情報モラルとセキュリティ

<情報モラルとセキュリティ>14.コンテンツ流通革命と情報モラル

2003/07/14 16:18

週刊BCN 2003年07月14日vol.998掲載

 この連載の第1回で紹介したデジタル情報保護技術マーク(DIPTマーク)を、ACCSは6月の総会後の記者会見で正式に発表した。8月5日には、ACCS会員でこのマークを制作した委員会のメンバーでもあるイーストラテジーが、自社のセキュリティ技術と三井物産が扱う技術を合わせ、セミナーを開催する。タイトルは「デジタルコンテンツ流通構造革命(コンテンツ保護とセキュリティソリューション)」。ACCSもこのセミナーに協賛し、デジタルコンテンツの侵害事件や法的側面とACCSの活動について講演を予定している。(コンピュータソフトウェア著作権協会(ACCS)専務理事 久保田裕)

 このセミナーでイーストラテジーが紹介するのは、デジタルコンテンツを2次利用できないようにする技術「コンテンツシールド」である。これは、画像データに対してファイル保存や印刷をできなくさせたり、閲覧データの履歴をとることで情報の流出を防ぐというシステムである。音楽や動画の配信において、ライセンス認証によって不正利用できなくする技術も開発している。これらがデジタルコンテンツそのものの不正コピーを防止する技術である一方、三井物産は、配信経路における盗聴や改ざんを防止する技術を扱う。
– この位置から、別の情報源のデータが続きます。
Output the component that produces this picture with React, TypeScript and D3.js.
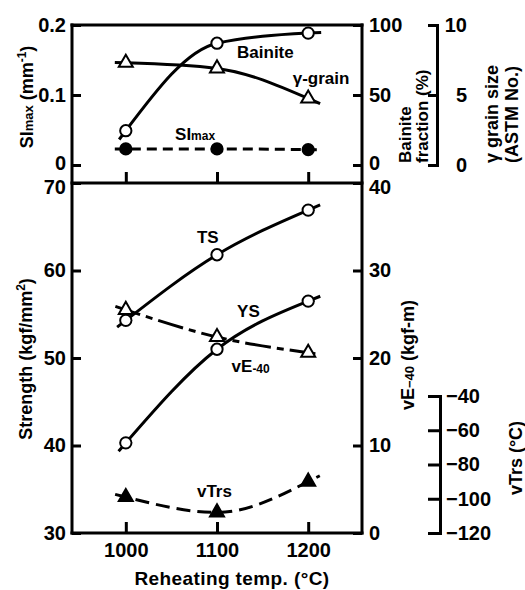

 ACCSが推進している情報モラルの確立のためには、法制度の充実と実効性の確保、教育、そして保護技術の3つの観点が必要である。この3点は、法の運用を厳密にしすぎると警察(監視)国家になってしまい、教育によって情報モラルが確立した社会では、法律も保護技術も不要になるというバランスの中にある。そして、警察国家のような暗黒社会にしないためにも、教育と保護技術が必要なのである。
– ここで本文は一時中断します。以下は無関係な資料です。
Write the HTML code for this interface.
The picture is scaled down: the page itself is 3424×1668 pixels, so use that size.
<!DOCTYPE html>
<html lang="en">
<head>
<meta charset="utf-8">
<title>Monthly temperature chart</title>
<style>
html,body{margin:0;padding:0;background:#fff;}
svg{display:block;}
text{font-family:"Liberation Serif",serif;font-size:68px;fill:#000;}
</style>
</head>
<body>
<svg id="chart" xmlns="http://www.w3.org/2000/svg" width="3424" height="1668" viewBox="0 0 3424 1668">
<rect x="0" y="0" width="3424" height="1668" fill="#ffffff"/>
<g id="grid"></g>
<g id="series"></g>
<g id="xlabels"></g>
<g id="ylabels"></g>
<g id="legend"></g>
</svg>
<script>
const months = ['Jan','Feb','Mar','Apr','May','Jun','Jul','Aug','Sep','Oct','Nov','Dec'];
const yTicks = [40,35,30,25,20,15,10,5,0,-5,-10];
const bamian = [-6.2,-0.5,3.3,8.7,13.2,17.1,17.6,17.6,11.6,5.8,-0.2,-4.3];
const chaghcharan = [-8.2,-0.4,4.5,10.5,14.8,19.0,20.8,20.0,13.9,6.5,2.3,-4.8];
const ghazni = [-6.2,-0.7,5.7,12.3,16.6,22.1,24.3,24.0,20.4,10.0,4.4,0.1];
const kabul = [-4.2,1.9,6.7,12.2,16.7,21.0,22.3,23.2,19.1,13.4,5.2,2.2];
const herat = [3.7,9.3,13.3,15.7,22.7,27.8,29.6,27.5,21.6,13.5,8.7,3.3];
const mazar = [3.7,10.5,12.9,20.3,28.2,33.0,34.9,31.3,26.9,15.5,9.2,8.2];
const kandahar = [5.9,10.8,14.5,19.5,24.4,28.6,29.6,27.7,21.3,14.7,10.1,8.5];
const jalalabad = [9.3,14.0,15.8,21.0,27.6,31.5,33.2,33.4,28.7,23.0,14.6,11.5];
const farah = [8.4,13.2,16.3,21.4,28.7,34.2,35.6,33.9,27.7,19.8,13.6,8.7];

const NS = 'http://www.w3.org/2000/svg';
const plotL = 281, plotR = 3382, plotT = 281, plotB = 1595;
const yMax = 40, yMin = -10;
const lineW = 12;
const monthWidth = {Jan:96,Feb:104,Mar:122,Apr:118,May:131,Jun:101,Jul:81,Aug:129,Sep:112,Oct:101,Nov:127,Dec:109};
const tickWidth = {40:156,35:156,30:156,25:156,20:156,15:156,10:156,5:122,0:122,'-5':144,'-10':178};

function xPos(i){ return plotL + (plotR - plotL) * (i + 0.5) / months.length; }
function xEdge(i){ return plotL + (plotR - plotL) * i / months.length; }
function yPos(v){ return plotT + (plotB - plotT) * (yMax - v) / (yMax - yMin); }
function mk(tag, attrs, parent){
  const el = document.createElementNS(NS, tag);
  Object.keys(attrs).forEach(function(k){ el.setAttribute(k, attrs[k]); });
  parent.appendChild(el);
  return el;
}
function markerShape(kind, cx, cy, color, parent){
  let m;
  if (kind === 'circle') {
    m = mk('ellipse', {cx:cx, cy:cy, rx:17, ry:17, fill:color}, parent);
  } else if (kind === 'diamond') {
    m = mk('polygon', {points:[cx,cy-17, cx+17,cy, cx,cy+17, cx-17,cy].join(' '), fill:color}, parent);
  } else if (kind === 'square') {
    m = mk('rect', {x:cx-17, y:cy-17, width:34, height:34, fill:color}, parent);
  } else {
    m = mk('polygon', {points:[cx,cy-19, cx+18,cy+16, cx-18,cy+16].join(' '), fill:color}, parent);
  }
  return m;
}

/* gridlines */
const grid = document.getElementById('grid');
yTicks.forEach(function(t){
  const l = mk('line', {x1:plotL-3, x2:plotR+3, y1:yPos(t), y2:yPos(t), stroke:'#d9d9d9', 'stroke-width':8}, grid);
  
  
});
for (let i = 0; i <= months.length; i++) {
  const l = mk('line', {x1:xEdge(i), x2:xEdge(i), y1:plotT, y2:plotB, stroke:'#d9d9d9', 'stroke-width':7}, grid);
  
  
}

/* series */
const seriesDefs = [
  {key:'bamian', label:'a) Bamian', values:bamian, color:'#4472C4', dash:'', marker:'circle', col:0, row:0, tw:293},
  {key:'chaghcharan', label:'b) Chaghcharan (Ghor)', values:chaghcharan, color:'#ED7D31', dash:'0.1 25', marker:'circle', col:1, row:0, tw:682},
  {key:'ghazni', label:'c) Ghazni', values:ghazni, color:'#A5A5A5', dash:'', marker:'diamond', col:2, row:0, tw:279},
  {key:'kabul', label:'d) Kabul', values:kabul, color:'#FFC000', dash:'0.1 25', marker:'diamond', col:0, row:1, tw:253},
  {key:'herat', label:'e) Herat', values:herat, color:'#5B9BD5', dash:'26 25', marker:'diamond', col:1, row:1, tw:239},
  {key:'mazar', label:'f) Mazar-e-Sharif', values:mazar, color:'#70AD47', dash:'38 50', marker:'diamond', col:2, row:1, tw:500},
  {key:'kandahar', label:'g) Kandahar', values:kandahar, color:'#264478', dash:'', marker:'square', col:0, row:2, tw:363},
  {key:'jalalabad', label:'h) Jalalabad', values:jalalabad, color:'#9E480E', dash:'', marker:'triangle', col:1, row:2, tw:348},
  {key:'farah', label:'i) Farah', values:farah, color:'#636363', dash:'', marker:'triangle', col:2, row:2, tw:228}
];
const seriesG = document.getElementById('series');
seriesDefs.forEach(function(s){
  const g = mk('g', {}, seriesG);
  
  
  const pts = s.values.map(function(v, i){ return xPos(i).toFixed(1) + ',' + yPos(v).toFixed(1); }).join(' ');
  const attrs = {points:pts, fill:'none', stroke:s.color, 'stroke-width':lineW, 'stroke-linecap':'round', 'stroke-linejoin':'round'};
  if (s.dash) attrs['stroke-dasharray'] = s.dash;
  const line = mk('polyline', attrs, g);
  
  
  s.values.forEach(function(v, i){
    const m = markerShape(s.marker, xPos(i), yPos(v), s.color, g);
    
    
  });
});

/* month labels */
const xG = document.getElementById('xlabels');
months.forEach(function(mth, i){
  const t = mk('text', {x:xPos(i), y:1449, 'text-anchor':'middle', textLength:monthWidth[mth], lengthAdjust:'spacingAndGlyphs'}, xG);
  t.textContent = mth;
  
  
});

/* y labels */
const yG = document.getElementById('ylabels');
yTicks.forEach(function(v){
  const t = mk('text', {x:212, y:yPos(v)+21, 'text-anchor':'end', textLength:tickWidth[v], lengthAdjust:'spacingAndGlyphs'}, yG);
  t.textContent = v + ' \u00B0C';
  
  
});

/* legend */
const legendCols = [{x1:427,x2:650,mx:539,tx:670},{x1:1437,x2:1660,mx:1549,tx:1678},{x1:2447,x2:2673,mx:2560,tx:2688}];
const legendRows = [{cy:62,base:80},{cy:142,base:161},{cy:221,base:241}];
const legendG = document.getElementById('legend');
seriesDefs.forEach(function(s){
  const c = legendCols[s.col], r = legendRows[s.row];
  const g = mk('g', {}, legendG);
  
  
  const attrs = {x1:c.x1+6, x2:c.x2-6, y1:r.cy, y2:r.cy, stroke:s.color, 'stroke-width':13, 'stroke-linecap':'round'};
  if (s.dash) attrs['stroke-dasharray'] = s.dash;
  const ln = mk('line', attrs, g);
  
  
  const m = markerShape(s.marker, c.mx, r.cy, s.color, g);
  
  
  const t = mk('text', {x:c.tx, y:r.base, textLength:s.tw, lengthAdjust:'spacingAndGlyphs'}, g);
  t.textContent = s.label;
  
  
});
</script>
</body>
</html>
 イーストラテジーが参加して策定したDIPTマークは、情報モラルの確立に向けた保護技術の象徴であり、保護技術を採用したウェブサイトやCD、DVDなどに貼付されることで保護技術の普及と認知の向上を目指す。このマークが貼付されたコンテンツは、技術的に保護されている点で権利者にとって有益であるのはもちろん、コンテンツの利用者にとっても、意図せず不法行為を犯してしまう危険が排除されていることを表すものでもある。

 さらに、技術的に保護されているコンテンツであることを示すことで、そのコンテンツが持つ情報の価値について認識を高められるという効果がある。こうした視点を持って、コンテンツホルダーは保護技術を導入するとともに、このマークの貼付によって自らのコンテンツの価値を高めて欲しい。